千葉雅也『現代思想入門』講談社現代新書
現代思想関係の本は、以前ほど人気がなくなり、市場でも売れなくなってきています。
また出版業界全般に言えることですが、紙媒体の本が売れなくなってきていることも、その要因として考えられます。
とにかく現代思想の出版物が敬遠される理由として、書いてある内容が難解で、一定の教養が備わってないと読み解けないからだと思います。
さて著者によれば「現代思想」とは、時代的には1960年代〜1990年代を中心にフランスで展開された「ポスト構造主義」のことだと、ざっくりとその概略を説明します。

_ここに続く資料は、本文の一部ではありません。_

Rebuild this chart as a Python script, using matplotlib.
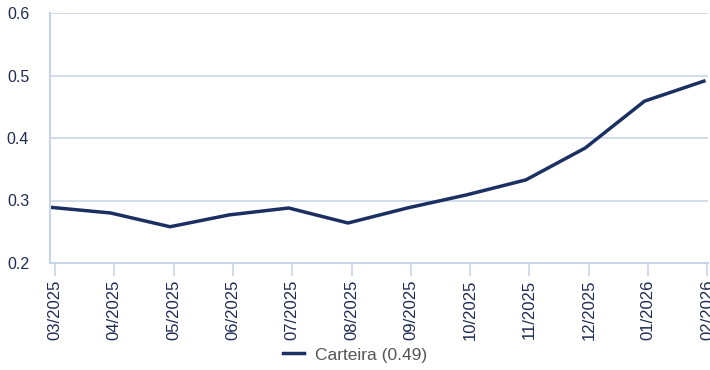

本書では、特に「ジャック・デリダ」、「ジル・トゥールズ」、「フーコー」の3人に焦点を当てながら、現代思想の中身を案内していく構成を採用していました。
この本では、現代思想を理解する上でのポイントを示しながら書き進める著者の解説が分かりやすく、取っつきやすい印象を受けました。(偏りがない書き方をする人のように感じます)
たとえば、政府や行政の発表した事象を正義とする風潮が世の中を席巻してきていますが、ここに現代思想の観点を取り入れると、それとは違った見解も考慮していかなければなりません。
つまり現代思想の言葉に即して言えば、「二項対立」は「脱構築」と呼ばれたりもするわけですが、現代思想を学ぶと、両者におけるこうした「差異」を分析しようとする視点が得られるわけです。
これから「現代思想」を学びたい人には、この本はお勧めです。